Simon Mackenzie and others have discussed ransoms and how they can lead to repeat victimization. Often museums will keep a ransom payment quiet in order to avoid the “flag effect.” The “flag effect” argues that certain types of properties that have been stolen from in the past stand out as more attractive targets to thieves. In “Criminal and Victim Profiles in Art Theft: Motive, Opportunity and Repeat Victimisation,” in Art Antiquity and Law 2005, Mackenzie cites for an example of the “flag effect” the rash of thefts across Canada inspired by the prospect of a reward after a ransom was paid for the return of six painting stolen from the Toronto Art Gallery in 1959 (10). After the Toronto art theft, “flags” were placed on galleries and museum by virtue of their poor security.

Mackenzie believes that although insurers and cultural institutions might believe that by keeping ransom payments quiet they are avoiding a “flag effect” on art crime, they cannot avoid a “boost effect” in relation to the particular criminals who are rewarded. The “boost effect” involves a particular target whose attractiveness to theft “was boosted in the eyes of the original thieves or persons to whom they passed information (10).” For an example of the “boost effect” he highlights the case of twenty-eight paintings stolen from Milan’s Gallery of Modern Art in 1975 after which a ransom was paid for their return. “Three months later, thieves stole thirty-eight pictures from the same gallery, including half the ones taken in the first theft (10).” It should be acknowledged that the significant difference between the “boost effect” and the “flag effect” is that the “boost effect” involves the original thieves or those whom information is passed. For another example of the flag effect see the publicity surrounding the 1975 art theft at Russborough House which “flagged” the Beit Collection housed there and led to the following three thefts in 1986, 2001, and 2002.

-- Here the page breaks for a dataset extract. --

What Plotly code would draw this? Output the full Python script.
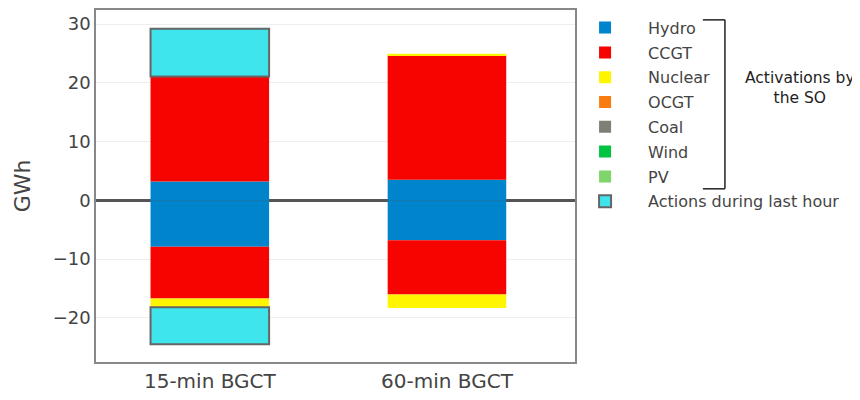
import plotly.graph_objects as go

categories = ["15-min BGCT", "60-min BGCT"]
techs = ["Hydro", "CCGT", "Nuclear", "OCGT", "Coal", "Wind", "PV"]
colors = ["#0084CC", "#F50400", "#FFF500", "#F97C10", "#7F7F76", "#00C43F", "#7FD46A"]
pos_vals = {
    "Hydro": [3.2, 3.5],
    "CCGT": [17.9, 21.2],
    "Nuclear": [None, 0.25],
    "OCGT": [None, None],
    "Coal": [None, None],
    "Wind": [None, None],
    "PV": [None, None],
}
neg_vals = {
    "Hydro": [-7.9, -6.8],
    "CCGT": [-8.8, -9.2],
    "Nuclear": [-1.5, -2.3],
    "OCGT": [None, None],
    "Coal": [None, None],
    "Wind": [None, None],
    "PV": [None, None],
}
actions_pos = [8.1, None]
actions_neg = [-6.3, None]

FONT = "DejaVu Sans"
fig = go.Figure()
for t, c in zip(techs, colors):
    fig.add_trace(go.Bar(x=categories, y=pos_vals[t], name=t, marker=dict(color=c, line=dict(width=0)),
                         legendgroup=t, showlegend=True))
    fig.add_trace(go.Bar(x=categories, y=neg_vals[t], name=t, marker=dict(color=c, line=dict(width=0)),
                         legendgroup=t, showlegend=False))
fig.add_trace(go.Bar(x=categories, y=actions_pos, name="Actions during last hour",
                     marker=dict(color="#3EE5EC", line=dict(color="#666666", width=2)),
                     legendgroup="act", showlegend=True))
fig.add_trace(go.Bar(x=categories, y=actions_neg, name="Actions during last hour",
                     marker=dict(color="#3EE5EC", line=dict(color="#666666", width=2)),
                     legendgroup="act", showlegend=False))

fig.update_layout(
    width=852, height=392,
    barmode="relative", bargap=0.5,
    paper_bgcolor="white", plot_bgcolor="white",
    margin=dict(l=88, r=285, t=0, b=38),
    font=dict(family=FONT, color="#444444"),
    legend=dict(x=0.973, y=0.998, xanchor="left", yanchor="top", bgcolor="rgba(0,0,0,0)",
                font=dict(size=16, family=FONT, color="#444444"),
                tracegroupgap=1, traceorder="grouped", itemwidth=76),
    xaxis=dict(range=[-0.48, 1.54], showline=True, mirror=True, linecolor="#888888", linewidth=1.5,
               tickfont=dict(size=20), ticks="", showgrid=False),
    yaxis=dict(range=[-27.5, 32.4], showline=True, mirror=True, linecolor="#888888", linewidth=1.5,
               tickvals=[-20, -10, 0, 10, 20, 30], tickfont=dict(size=18),
               gridcolor="#EEEEEE", zeroline=True, zerolinecolor="#555555", zerolinewidth=3,
               title=dict(text="GWh", font=dict(size=22), standoff=16)),
    shapes=[
        dict(type="line", xref="paper", yref="paper", x0=1.267, x1=1.313, y0=0.972, y1=0.972,
             line=dict(color="#222222", width=1.5)),
        dict(type="line", xref="paper", yref="paper", x0=1.313, x1=1.313, y0=0.972, y1=0.492,
             line=dict(color="#222222", width=1.5)),
        dict(type="line", xref="paper", yref="paper", x0=1.267, x1=1.313, y0=0.492, y1=0.492,
             line=dict(color="#222222", width=1.5)),
    ],
    annotations=[
        dict(text="Activations by<br>the SO", xref="paper", yref="paper", x=1.470, y=0.777,
             xanchor="center", yanchor="middle", showarrow=False,
             font=dict(size=15.5, color="#222222", family=FONT)),
    ],
)
fig.write_html("out.html")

In the case of the Tate and its Turners, at the time the museum claimed to have kept quiet on the amounts paid for the stolen Turners “in order not to jeopardise the operation.” Also, Lord Myners maintains that the payments were made to informants, and were not ransoms. However, Friday’s article reiterates that the payments, according to the director of the Tate, were made to a German lawyer acting as middleman for the thieves.

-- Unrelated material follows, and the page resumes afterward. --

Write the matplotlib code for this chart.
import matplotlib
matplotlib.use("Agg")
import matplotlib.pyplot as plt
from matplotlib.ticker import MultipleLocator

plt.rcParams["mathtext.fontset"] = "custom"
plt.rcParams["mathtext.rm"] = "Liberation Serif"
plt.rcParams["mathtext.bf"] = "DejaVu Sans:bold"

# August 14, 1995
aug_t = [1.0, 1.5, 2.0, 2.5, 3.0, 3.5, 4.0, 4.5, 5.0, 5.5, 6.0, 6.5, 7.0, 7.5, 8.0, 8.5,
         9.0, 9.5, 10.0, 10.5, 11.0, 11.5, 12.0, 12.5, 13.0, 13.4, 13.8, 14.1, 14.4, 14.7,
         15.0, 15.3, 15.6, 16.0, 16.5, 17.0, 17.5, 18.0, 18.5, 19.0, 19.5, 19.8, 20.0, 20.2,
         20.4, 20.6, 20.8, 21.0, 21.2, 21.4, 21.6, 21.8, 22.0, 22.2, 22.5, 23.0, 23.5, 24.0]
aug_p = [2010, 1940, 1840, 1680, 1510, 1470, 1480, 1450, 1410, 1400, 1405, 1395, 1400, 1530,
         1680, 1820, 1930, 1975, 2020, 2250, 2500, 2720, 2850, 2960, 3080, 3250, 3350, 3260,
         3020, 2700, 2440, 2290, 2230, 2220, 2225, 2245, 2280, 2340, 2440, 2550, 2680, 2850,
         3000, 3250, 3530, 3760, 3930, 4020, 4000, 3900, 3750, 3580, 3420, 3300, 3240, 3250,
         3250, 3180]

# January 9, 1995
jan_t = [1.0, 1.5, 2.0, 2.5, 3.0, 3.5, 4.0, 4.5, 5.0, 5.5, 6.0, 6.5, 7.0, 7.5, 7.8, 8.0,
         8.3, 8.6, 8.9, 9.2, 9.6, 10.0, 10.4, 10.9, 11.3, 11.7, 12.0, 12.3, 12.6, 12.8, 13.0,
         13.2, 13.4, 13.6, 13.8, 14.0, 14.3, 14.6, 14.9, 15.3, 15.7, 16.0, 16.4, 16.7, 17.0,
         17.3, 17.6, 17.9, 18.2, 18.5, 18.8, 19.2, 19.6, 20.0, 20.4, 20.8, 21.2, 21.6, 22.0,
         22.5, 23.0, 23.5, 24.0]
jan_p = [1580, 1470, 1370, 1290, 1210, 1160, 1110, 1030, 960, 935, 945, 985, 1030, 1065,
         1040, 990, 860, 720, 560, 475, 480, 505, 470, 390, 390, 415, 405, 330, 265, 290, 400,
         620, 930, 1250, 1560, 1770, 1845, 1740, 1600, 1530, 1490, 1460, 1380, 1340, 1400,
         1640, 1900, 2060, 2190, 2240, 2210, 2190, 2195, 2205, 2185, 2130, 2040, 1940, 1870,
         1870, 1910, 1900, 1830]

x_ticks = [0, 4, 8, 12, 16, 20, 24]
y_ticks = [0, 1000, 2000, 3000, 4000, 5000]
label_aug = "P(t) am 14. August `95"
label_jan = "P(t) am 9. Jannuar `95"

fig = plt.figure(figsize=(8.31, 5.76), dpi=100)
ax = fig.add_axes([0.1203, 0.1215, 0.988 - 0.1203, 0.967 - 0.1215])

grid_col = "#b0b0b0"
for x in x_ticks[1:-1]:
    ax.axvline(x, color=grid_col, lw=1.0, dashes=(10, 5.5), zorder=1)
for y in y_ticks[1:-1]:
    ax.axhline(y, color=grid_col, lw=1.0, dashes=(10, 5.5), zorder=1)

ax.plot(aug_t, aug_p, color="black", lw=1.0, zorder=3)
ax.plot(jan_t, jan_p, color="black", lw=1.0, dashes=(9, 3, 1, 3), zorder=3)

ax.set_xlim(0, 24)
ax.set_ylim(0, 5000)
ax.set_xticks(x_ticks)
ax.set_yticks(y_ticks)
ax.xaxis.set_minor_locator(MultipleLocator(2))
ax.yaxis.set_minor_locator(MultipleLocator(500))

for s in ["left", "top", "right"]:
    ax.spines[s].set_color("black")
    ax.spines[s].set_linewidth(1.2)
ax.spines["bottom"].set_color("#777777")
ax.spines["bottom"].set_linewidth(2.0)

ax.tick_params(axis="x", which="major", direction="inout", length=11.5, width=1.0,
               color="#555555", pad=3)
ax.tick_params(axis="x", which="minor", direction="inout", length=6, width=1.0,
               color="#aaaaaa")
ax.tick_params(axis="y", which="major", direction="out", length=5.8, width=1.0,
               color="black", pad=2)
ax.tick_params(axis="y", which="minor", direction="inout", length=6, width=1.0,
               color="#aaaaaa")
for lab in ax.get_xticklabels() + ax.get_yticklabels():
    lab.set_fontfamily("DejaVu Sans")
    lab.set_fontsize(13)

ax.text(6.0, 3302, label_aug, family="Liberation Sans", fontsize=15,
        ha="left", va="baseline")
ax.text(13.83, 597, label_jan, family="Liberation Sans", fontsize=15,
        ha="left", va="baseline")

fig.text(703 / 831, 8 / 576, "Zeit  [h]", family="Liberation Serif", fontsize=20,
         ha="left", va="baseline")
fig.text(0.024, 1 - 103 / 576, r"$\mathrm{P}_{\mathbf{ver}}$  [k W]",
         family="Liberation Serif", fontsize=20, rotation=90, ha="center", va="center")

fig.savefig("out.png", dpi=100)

Considering Mackenzie’s research done on the “boost effect” and “flag effect”, it seems only appropriate that the Tate would call the payment made a reward for insider information rather than a ransom. Art Hostage has spent many a posts detailing the need for greater rewards and better treatment for informants.

I find it intriguing that Italy, which has a disproportionate number of thefts/looting claims listed on INTERPOL’s database compared to other nations, does not pay ransoms for the return of stolen art and antiquities. Clearly, they need to allocate their funds differently in order to maintain nearly three hundred full-time art crime investigators.

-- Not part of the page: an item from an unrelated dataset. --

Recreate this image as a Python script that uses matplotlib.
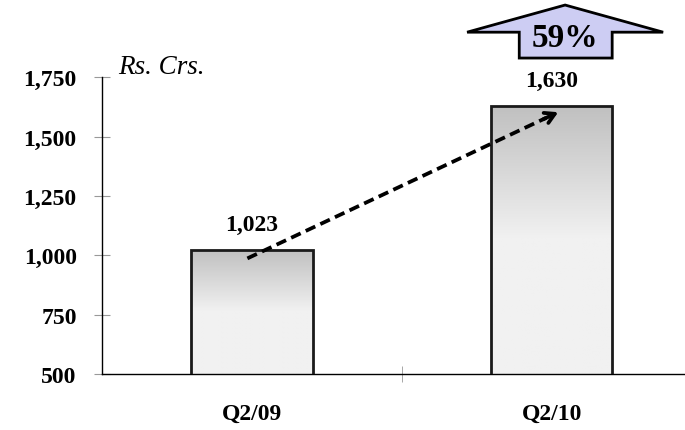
import numpy as np
import matplotlib
matplotlib.use('Agg')
import matplotlib.pyplot as plt
from matplotlib.patches import Polygon
from matplotlib.transforms import blended_transform_factory

# revenue by quarter, Rs. crores
quarters = ['Q2/09', 'Q2/10']
revenue = [1023, 1630]
y_ticks = [500, 750, 1000, 1250, 1500, 1750]

serif = ['Liberation Serif', 'DejaVu Serif']
plt.rcParams['font.family'] = serif
fsize = 17

fig = plt.figure(figsize=(6.85, 4.31), dpi=100)
ax = fig.add_axes([102 / 685, 1 - 375 / 431, 599.5 / 685, 296.7 / 431])

x = np.arange(len(quarters))
bars = ax.bar(x, revenue, width=0.405, bottom=0, color='none',
              edgecolor='#1a1a1a', linewidth=2, zorder=3)

# grey gradient: darker at top, fading to light grey halfway down
grad = np.concatenate([np.linspace(0.75, 0.945, 50), np.full(50, 0.945)])
grad_img = np.repeat(grad[:, None], 2, axis=1)
for b in bars:
    x0, w, h = b.get_x(), b.get_width(), b.get_height()
    im = ax.imshow(grad_img, cmap='gray', vmin=0, vmax=1, aspect='auto',
                   extent=[x0, x0 + w, 500, h], zorder=2, interpolation='bilinear')
    im.set_clip_path(b)

ax.set_xlim(-0.5, 1.5)
ax.set_ylim(500, 1750)

for side in ['top', 'right']:
    ax.spines[side].set_visible(False)
for side in ['left', 'bottom']:
    ax.spines[side].set_color('black')
    ax.spines[side].set_linewidth(1)

ax.set_yticks(y_ticks)
ax.set_yticklabels([f'{v:,}' for v in y_ticks], fontsize=fsize, fontweight='bold')
ax.tick_params(axis='y', direction='inout', length=11.5, color='#999999', pad=12.5)

ax.set_xticks(x)
ax.set_xticklabels(quarters, fontsize=fsize, fontweight='bold')
ax.tick_params(axis='x', which='major', length=0, pad=21)
ax.set_xticks([0.5], minor=True)
ax.tick_params(axis='x', which='minor', direction='inout', length=11, color='#999999')

for xi, v in zip(x, revenue):
    ax.annotate(f'{v:,}', (xi, v), xytext=(0, 14), textcoords='offset points',
                ha='center', va='baseline', fontsize=fsize, fontweight='bold')

# dashed growth arrow between the two bars
sx, sy = x[0] - 0.015, revenue[0] - 36
ex, ey = x[1] + 0.022, revenue[1] - 27
slope = (ey - sy) / (ex - sx)
ax.plot([sx, ex - 0.04], [sy, ey - 0.04 * slope],
        ls=(0, (2.8, 1.5)), color='black', lw=2.7, zorder=4)
ax.annotate('', xy=(ex, ey), xytext=(ex - 0.05, ey - 0.05 * slope),
            arrowprops=dict(arrowstyle='->,head_length=0.7,head_width=0.4',
                            color='black', lw=2.7, shrinkA=0, shrinkB=0), zorder=4)

fig.text(118 / 685, 1 - 74 / 431, 'Rs. Crs.', fontsize=19.5, fontstyle='italic',
         ha='left', va='baseline')

# growth call-out block arrow above the second bar
growth = (revenue[1] - revenue[0]) / revenue[0] * 100
tr = blended_transform_factory(ax.transData, fig.transFigure)
cx = x[1] + 0.045
shape = [(cx, 0.986), (cx + 0.327, 0.923), (cx + 0.157, 0.923), (cx + 0.157, 0.863),
         (cx - 0.153, 0.863), (cx - 0.153, 0.923), (cx - 0.327, 0.923)]
ax.add_patch(Polygon(shape, closed=True, transform=tr, facecolor='#cdcdf3',
                     edgecolor='black', linewidth=2, clip_on=False, zorder=5))
ax.text(cx, 1 - 47 / 431, f'{growth:.0f}%', transform=tr, ha='center', va='baseline',
        fontsize=24, fontweight='bold', zorder=6)

fig.savefig('out.png', dpi=100)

Additionally, their non-negotiable approach seems to fly in the face of art thieves who often threaten to destroy art if their demands are not met. Over the 20th century, thieves have been most interested in building bonfires fueled by stolen art if their demands are not met. This was the threat in the following cases: two Rembrant’s stolen from the Taft Museum in 1973; art stolen from Russborough House in 1974; and Goya’s portrait of Wellington stolen from the National Gallery in 1961. The ’61 art thief refers to the painting in a letter to police as “threepennyworthy of old Spanish firewood.” If only that creative energy had been applied to a more acceptable enterprise.